I have long wanted to visit the Museum of London Docklands as the various docks around London have always held a fascination for me.
The history of London Docklands is the history of the city itself. London exists because of the River Thames and the docks that have been constructed along it. Without the docks London would never have been able to generate the wealth that it did and, arguably, Great Britain wouldn’t perhaps have been so great.
Originally the “docks” would have simply been moorings along the banks of the Thames where ships from around the world would have offloaded their cargos. As trade increased the docks themselves were constructed to make the offloading of goods easier, more efficient and therefore more profitable.
As the Empire grew so did the need for bigger docks in London. London was the largest port in the world and as such the docks were by far the biggest, most impressive and most modern in the world. Many were constructed using private money and were named according to the origin of their goods; West India Docks, East India Docks, Greenland Dock and so on.
Not only are the docks of huge interest in themselves, but the people who lived and worked in the area are also fascinating, from the dockers to the Krays. Plus you also have one of the greatest unsolved mysteries by virtue of “Jack the Ripper”.
The Museum of London Docklands does a brilliant job of walking you through the story from the cities Roman origins to the Blitz and the eventual economic collapse.

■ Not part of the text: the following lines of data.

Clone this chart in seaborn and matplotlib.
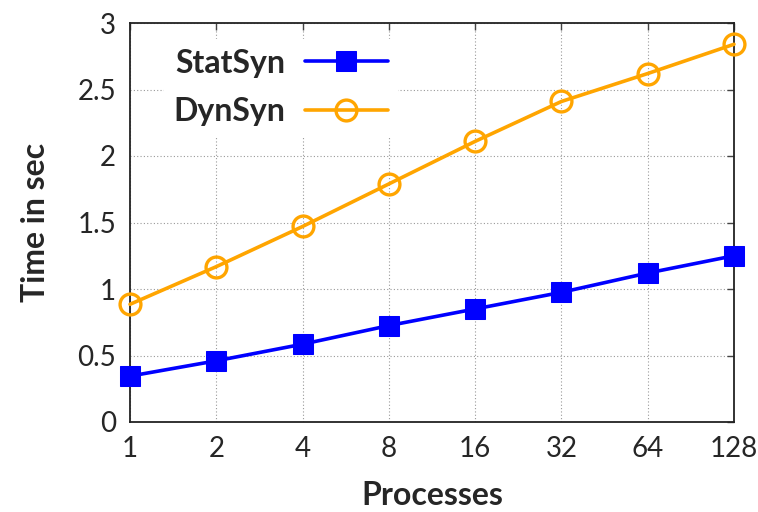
import matplotlib
matplotlib.use("Agg")
import matplotlib.pyplot as plt
import seaborn as sns
import pandas as pd

processes = ["1", "2", "4", "8", "16", "32", "64", "128"]
statsyn = [0.345, 0.46, 0.585, 0.725, 0.85, 0.975, 1.12, 1.25]
dynsyn = [0.885, 1.168, 1.47, 1.79, 2.11, 2.41, 2.62, 2.84]

sns.set_theme(style="white")
plt.rcParams['font.family'] = ['Lato', 'DejaVu Sans']

fig = plt.figure(figsize=(7.58, 5.12), dpi=100)
ax = fig.add_axes([130/758, 90/512, (734-130)/758, (422-23)/512])

pos = list(range(len(processes)))
df_s = pd.DataFrame({"x": pos, "y": statsyn})
df_d = pd.DataFrame({"x": pos, "y": dynsyn})

sns.lineplot(data=df_s, x="x", y="y", ax=ax, color="#0000FF", lw=2.6,
             marker="s", markersize=14, markeredgecolor="#0000FF",
             label="StatSyn", clip_on=False, zorder=3)
sns.lineplot(data=df_d, x="x", y="y", ax=ax, color="#FFA500", lw=2.6,
             marker="o", markersize=15, markerfacecolor="none",
             markeredgecolor="#FFA500", markeredgewidth=2.4,
             label="DynSyn", clip_on=False, zorder=3)

ax.set_xlim(0, len(processes) - 1)
ax.set_ylim(0, 3)
ax.set_xticks(pos)
ax.set_xticklabels(processes)
ax.set_yticks([0, 0.5, 1, 1.5, 2, 2.5, 3])
ax.set_yticklabels(["0", "0.5", "1", "1.5", "2", "2.5", "3"])
ax.tick_params(axis="both", which="both", direction="in", length=5, width=1,
               labelsize=20, top=True, right=True, color="#444444", pad=10)
ax.grid(True, linestyle=(0, (1, 2)), color="#999999", lw=0.8)
for s in ax.spines.values():
    s.set_color("#222222")
    s.set_linewidth(1.3)
    s.set_visible(True)

ax.set_xlabel("Processes", fontsize=23, fontweight="bold", labelpad=14)
ax.set_ylabel("Time in sec", fontsize=23, fontweight="bold", labelpad=20)

leg = ax.legend(loc="upper left", bbox_to_anchor=(0.03, 1.0), frameon=True,
                markerfirst=False, fontsize=23, handlelength=2.6,
                handletextpad=0.6, labelspacing=0.6, borderpad=0.3)
leg.get_frame().set_facecolor("white")
leg.get_frame().set_edgecolor("white")
leg.get_frame().set_alpha(1)
for t in leg.get_texts():
    t.set_fontweight("bold")

fig.savefig("out.png", dpi=100)
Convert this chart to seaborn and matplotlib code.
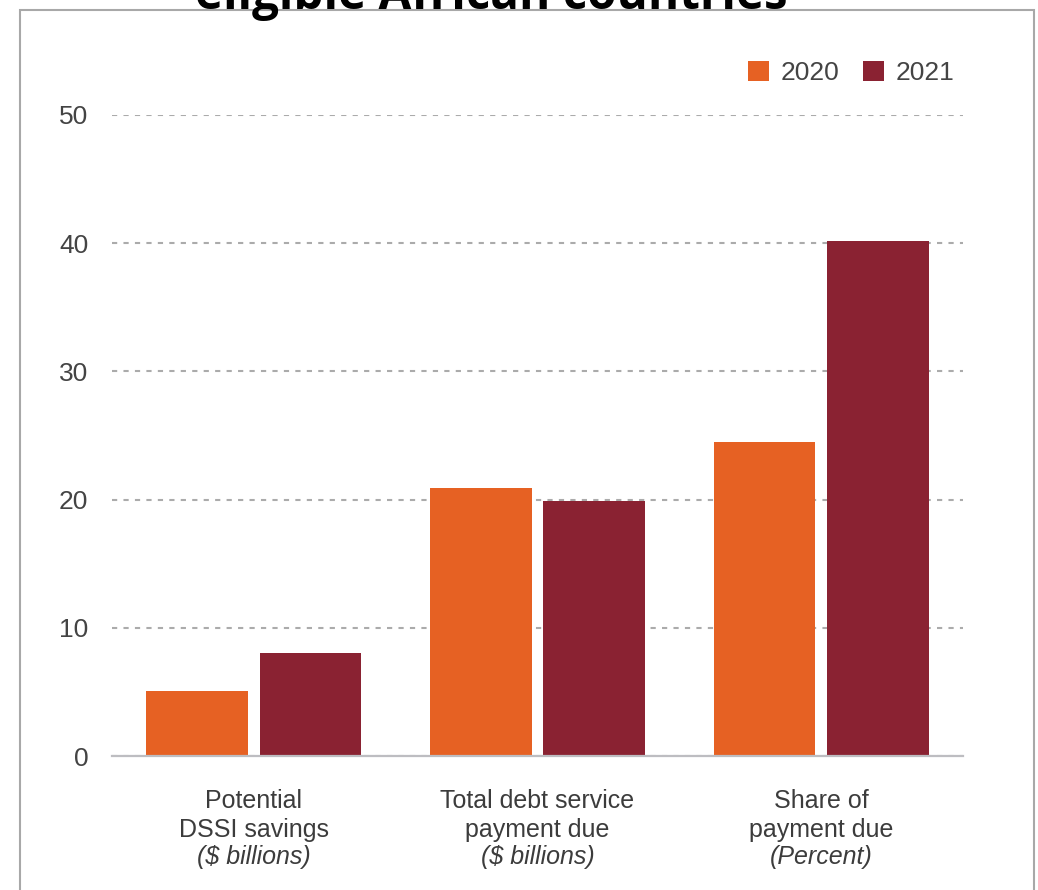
import matplotlib
matplotlib.use("Agg")
import matplotlib.pyplot as plt
import matplotlib.transforms as mtransforms
from matplotlib.patches import Patch, Rectangle
import seaborn as sns
import pandas as pd

# ---- data ----
categories = ["Potential\nDSSI savings", "Total debt service\npayment due", "Share of\npayment due"]
units = ["(\\$ billions)", "(\\$ billions)", "(Percent)"]
years = ["2020", "2021"]
values_2020 = [5.1, 20.9, 24.5]
values_2021 = [8.0, 19.9, 40.2]
y_ticks = [0, 10, 20, 30, 40, 50]
title_text = "eligible African countries"
colors = ["#E66123", "#8A2232"]

sns.set_theme(style="white")
plt.rcParams['font.family'] = ['Liberation Sans', 'DejaVu Sans']

W, H = 1038, 890
fig = plt.figure(figsize=(W / 100, H / 100), dpi=100)
ax = fig.add_axes([112 / W, 1 - 756 / H, (963 - 112) / W, (756 - 115) / H])

df = pd.DataFrame({
    "category": categories * 2,
    "year": [years[0]] * len(categories) + [years[1]] * len(categories),
    "value": values_2020 + values_2021,
})
sns.barplot(data=df, x="category", y="value", hue="year", order=categories,
            hue_order=years, palette=colors, saturation=1, width=0.8, gap=0.105,
            legend=False, ax=ax, linewidth=0, errorbar=None)

ax.set_xlim(-0.5, 2.5)
ax.set_ylim(0, 50)
ax.set_yticks(y_ticks)
ax.set_yticklabels([str(t) for t in y_ticks])
ax.tick_params(axis='y', length=0, pad=17, labelsize=19, colors='#444444')
ax.set_xticks(range(len(categories)))
ax.set_xticklabels([''] * len(categories))
ax.tick_params(axis='x', length=0)
ax.set_xlabel('')
ax.set_ylabel('')
for s in ['left', 'right', 'top']:
    ax.spines[s].set_visible(False)
ax.spines['bottom'].set_color('#bdbdc1')
ax.spines['bottom'].set_linewidth(1.6)
ax.yaxis.grid(True, color='#ababab', linestyle=(0, (2.5, 3)), linewidth=1.5)
ax.xaxis.grid(False)
ax.set_axisbelow(True)

# category labels
trans = mtransforms.blended_transform_factory(ax.transData, fig.transFigure)
baselines = [808, 837, 864]
for i, (cat, unit) in enumerate(zip(categories, units)):
    lines = cat.split("\n")
    for j, ln in enumerate(lines):
        ax.text(i, 1 - baselines[j] / H, ln, transform=trans, ha='center', va='baseline',
                fontsize=18, color='#3c3c3c')
    ax.text(i, 1 - baselines[2] / H, unit, transform=trans, ha='center', va='baseline',
            fontsize=18, color='#3c3c3c', style='italic')

# legend
handles = [Patch(facecolor=c, edgecolor='none', label=y) for c, y in zip(colors, years)]
fig.legend(handles=handles, loc='center left', bbox_to_anchor=(748 / W, 1 - 73 / H),
           ncol=2, frameon=False, fontsize=19, handlelength=0.8, handleheight=0.8,
           handletextpad=0.42, columnspacing=0.92, borderpad=0, borderaxespad=0,
           labelcolor='#444444')

# frame
fig.patches.append(Rectangle((20 / W, -0.1), (1034 - 20) / W, 1.1 - 10 / H,
                             transform=fig.transFigure, fill=False,
                             edgecolor='#a8a8a8', linewidth=1.5))

# title (cut off at top, as in the source image)
t = fig.text(491.5 / W, 1 - 9 / H, title_text, ha='center', va='baseline',
             fontweight='bold', fontsize=30, color='black',
             family=['Open Sans', 'DejaVu Sans'])
fig.canvas.draw()
w = t.get_window_extent().width
t.set_fontsize(30 * 593 / w)

fig.savefig("out.png", dpi=100)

If you find yourself in London head out to Canary Wharf via the Docklands Light Railway; enjoy the museum and the surrounding area. It is also a short hop over the river to Greenwich.
I really enjoyed my visit today and will be heading back as I found that there simply wasn’t enough time to take in all the information, exhibits and stories which were on offer.
If you are interested in London and it’s docklands this is an absolute must.